Two particular "discussions" come to mind; one about Howard Dean and one about Joe Biden. Granted, I have opinions about both men but these two discussions were primarily nothing more than toss downs. If anger were an odor, I would have had to move away from my computer screen. During the discussion, I inserted what were primarily balanced observations about both men. I was ignored. The conversations could not be moved beyond polarization.

Much like my trip around the world, my travels on the internet bring me to similar conclusions. I'm reminded of a play I saw in New York in the early nineties, Angels in America. The play encapsulates the events at the end of the twentieth century into a prelude about the choices of the coming century. The play heralds the arrival of a new order, a new awareness, and a new politic. The message is one of hope and anticipation for the approaching millennium despite the many issues plaguing the world at the time.

Sadly, little of Kushner's vision has materialized some six years into this new century. Dreams of new alliances have been met by growing fractures. Hopes of a collective spirit have been dashed by partisan rhetoric. The promise of technology has brought us nearer to each other though certainly not closer. Though we are some ten plus years beyond Kushner's dream, we are seemingly closer to Orwell’s imagined vision of some ten years prior.

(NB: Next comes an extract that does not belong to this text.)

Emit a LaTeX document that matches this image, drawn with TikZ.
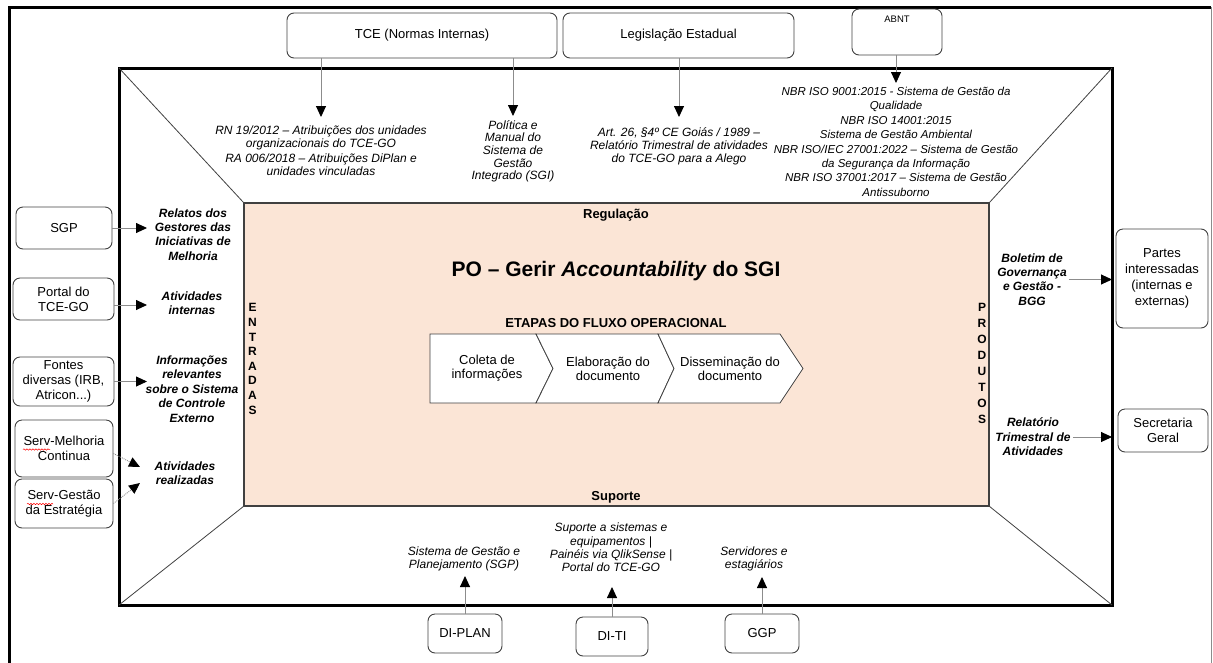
\documentclass[tikz,border=0pt]{standalone}
\usepackage{fontspec}
\setmainfont{Liberation Sans}
\usetikzlibrary{arrows.meta,decorations.pathmorphing}
\definecolor{peach}{HTML}{FBE5D6}
\definecolor{boxline}{HTML}{404040}
\definecolor{arrline}{HTML}{8C8C8C}

\begin{document}
\begin{tikzpicture}[x=1pt,y=-1pt]
    \tikzset{
        src/.style={draw=boxline, line width=0.9pt, rounded corners=7pt, align=center, inner sep=1pt,
            font=\fontsize{13}{15}\selectfont},
        note/.style={align=center, inner sep=2pt, font=\fontsize{12}{13}\selectfont\itshape},
        fact/.style={align=center, inner sep=2pt, font=\fontsize{12}{14.4}\selectfont\bfseries\itshape},
        head/.style={inner sep=1pt, align=center, font=\fontsize{13}{15}\selectfont\bfseries},
        feed/.style={draw=arrline, line width=0.9pt, -{Triangle[length=11pt, width=10pt, color=black]}},
        hint/.style={feed, densely dotted},
        stage/.style={draw=boxline, line width=0.8pt, fill=white},
        diag/.style={draw=boxline, line width=0.8pt},
    }
    \useasboundingbox (0,0) rectangle (1213,662);
    \clip (0,0) rectangle (1213,662);

    % outer frame, open at the bottom
    \draw[line width=3pt] (9,670) -- (9,7) -- (1211,7);
    \draw[arrline, line width=0.8pt] (1211,7) -- (1211,670);

    % inner frame, core and corner lines
    \node[draw, line width=3pt, inner sep=0pt, outer sep=0pt, minimum width=993pt, minimum height=537pt] (frame) at (615.5,336.5) {};
    \node[draw=boxline, fill=peach, line width=1.5pt, inner sep=0pt, outer sep=0pt, minimum width=745pt, minimum height=303pt] (core) at (616.5,354.5) {};
    \foreach \c in {north west, north east, south west, south east}
        \draw[diag] (frame.\c) -- (core.\c);

    % regulation
    \node[src, minimum width=270pt, minimum height=45pt] (tce) at (422,35.5) {TCE (Normas Internas)};
    \node[src, minimum width=231pt, minimum height=45pt] (legis) at (678.5,35.5) {Legislação Estadual};
    \node[src, minimum width=90pt, inner sep=0pt, text height=13pt, text depth=33pt, font=\fontsize{9.5}{11}\selectfont] (abnt) at (897,32) {ABNT};

    \node[note, anchor=north, inner ysep=9pt, font=\fontsize{12}{12.7}\selectfont\itshape] (rn) at (321,117) {RN 19/2012 – Atribuições dos unidades\\organizacionais do TCE-GO\\[2pt]RA 006/2018 – Atribuições DiPlan e\\unidades vinculadas};
    \node[note, anchor=north, inner ysep=4pt, font=\fontsize{12}{12.7}\selectfont\itshape] (sgi) at (513,116) {Política e\\Manual do\\Sistema de\\Gestão\\Integrado (SGI)};
    \node[note, anchor=north, inner ysep=10pt] (art) at (679,117) {Art. 26, §4º CE Goiás / 1989 –\\Relatório Trimestral de atividades\\do TCE-GO para a Alego};
    \node[note, anchor=north, inner ysep=4pt, font=\fontsize{11.5}{14.4}\selectfont\itshape] (iso) at (896,83) {NBR ISO 9001:2015 - Sistema de Gestão da\\Qualidade\\NBR ISO 14001:2015\\Sistema de Gestão Ambiental\\NBR ISO/IEC 27001:2022 – Sistema de Gestão\\da Segurança da Informação\\NBR ISO 37001:2017 – Sistema de Gestão\\Antissuborno};

    \draw[feed] (tce.south -| rn.north) -- (rn.north);
    \draw[feed] (tce.south -| sgi.north) -- (sgi.north);
    \draw[feed] (legis.south -| art.north) -- (art.north);
    \draw[feed] (abnt.south -| iso.north) -- (iso.north);

    % inputs
    \node[src, minimum width=96pt, minimum height=42pt] (sgp) at (64,228) {SGP};
    \node[src, minimum width=101pt, minimum height=42pt] (portal) at (63.5,299) {Portal do\\TCE-GO};
    \node[src, minimum width=101pt, minimum height=49pt] (fontes) at (63.5,381.5) {Fontes\\diversas (IRB,\\Atricon...)};
    \node[src, minimum width=98pt, minimum height=57pt] (melhoria) at (64,448.5) {Serv-Melhoria\\Continua};
    \node[src, minimum width=98pt, minimum height=49pt] (estrategia) at (64,503.5) {Serv-Gestão\\da Estratégia};
    \foreach \a/\b/\yy in {23/50/449.5, 27/53/504}
        \draw[red, line width=0.5pt, decorate, decoration={snake, amplitude=0.7pt, segment length=3pt}] (\a,\yy) -- (\b,\yy);

    \node[fact] (relatos) at (193,234.5) {Relatos dos\\Gestores das\\Iniciativas de\\Melhoria};
    \node[fact] (internas) at (192,303) {Atividades\\internas};
    \node[fact] (infos) at (192,389) {Informações\\relevantes\\sobre o Sistema\\de Controle\\Externo};
    \node[fact] (realizadas) at (185,473.5) {Atividades\\realizadas};

    \coordinate (intip) at (147,0);
    \coordinate (mtip) at (140,467);
    \coordinate (gtip) at (140,483);
    \draw[feed] (sgp.east) -- (sgp.east -| intip);
    \draw[feed] ([yshift=-6pt]portal.east) -- ([yshift=-6pt]portal.east -| intip);
    \draw[feed] (fontes.east) -- (fontes.east -| intip);
    \draw[hint] ([yshift=-5pt]melhoria.east) -- (mtip);
    \draw[hint] (estrategia.east) -- (gtip);

    % core
    \node[head, font=\fontsize{12}{14.6}\selectfont\bfseries] (entradas) at (252.5,359) {E\\N\\T\\R\\A\\D\\A\\S};
    \node[head, font=\fontsize{12}{16}\selectfont\bfseries] (produtos) at (982,363) {P\\R\\O\\D\\U\\T\\O\\S};
    \node[head] (regul) at (616,215) {Regulação};
    \node[font=\fontsize{21}{24}\selectfont\bfseries] (title) at (616,271) {PO – Gerir \textit{Accountability} do SGI};
    \node[head] (etapas) at (616,323) {ETAPAS DO FLUXO OPERACIONAL};
    \node[head] (suporte) at (616,497) {Suporte};

    \foreach \a/\b/\c/\d in {430/430/536/553, 536/553/658/674, 658/674/780/803}
        \draw[stage] (\a,334) -- (\c,334) -- (\d,368.5) -- (\c,403) -- (\a,403) -- (\b,368.5) -- cycle;
    \node[align=center, font=\fontsize{13}{14}\selectfont] (coleta) at (487,368.5) {Coleta de\\informações};
    \node[align=center, font=\fontsize{13}{14}\selectfont] (elab) at (608,368.5) {Elaboração do\\documento};
    \node[align=center, font=\fontsize{13}{14}\selectfont] (dissem) at (730,368.5) {Disseminação do\\documento};

    % outputs
    \node[fact] (bgg) at (1032,279.5) {Boletim de\\Governança\\e Gestão -\\BGG};
    \node[fact] (rta) at (1033,437) {Relatório\\Trimestral de\\Atividades};
    \node[src, minimum width=92pt, minimum height=99pt, font=\fontsize{13}{16}\selectfont] (partes) at (1162,278.5) {Partes\\interessadas\\(internas e\\externas)};
    \node[src, minimum width=90pt, minimum height=43pt] (secgeral) at (1163,430.5) {Secretaria\\Geral};
    \draw[feed] (bgg.east) -- (bgg.east -| frame.east);
    \draw[feed] (rta.east) -- (rta.east -| frame.east);

    % support
    \node[src, minimum width=74pt, minimum height=39pt] (diplan) at (465,633.5) {DI-PLAN};
    \node[src, minimum width=72pt, minimum height=39pt] (diti) at (612,636.5) {DI-TI};
    \node[src, minimum width=74pt, minimum height=39pt] (ggp) at (762,633.5) {GGP};
    \node[note, anchor=south, inner ysep=5pt, font=\fontsize{12}{13.3}\selectfont\itshape] (sgpsys) at (464,576) {Sistema de Gestão e\\Planejamento (SGP)};
    \node[note, anchor=south, inner ysep=15pt, font=\fontsize{12}{13.3}\selectfont\itshape] (tisup) at (611,587) {Suporte a sistemas e\\equipamentos |\\Painéis via QlikSense |\\Portal do TCE-GO};
    \node[note, anchor=south, inner ysep=5.5pt, font=\fontsize{12}{13.3}\selectfont\itshape] (staff) at (754,577) {Servidores e\\estagiários};
    \draw[feed] (diplan.north) -- (diplan.north |- sgpsys.south);
    \draw[feed] (diti.north) -- (diti.north |- tisup.south);
    \draw[feed] (ggp.north) -- (ggp.north |- staff.south);
\end{tikzpicture}
\end{document}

Two weeks later and my passion for humanity is no worse for the wear. The task likely exceeds my prior perceptions. Each day brings us new possibilities and new opportunities to effect change. Like the metaphorical tree, we must each reach beyond the ground upon which we stand. If these connections we call the internet are to become a new web of interconnected roots whereby we all share in the waters that are our collective destiny, then we mustn't pollute the place from which it flows. Each of us must seek out change. Two weeks later and my expectations must grow accordingly. The millennium approaches. I'm hopeful we still have ninety-four years.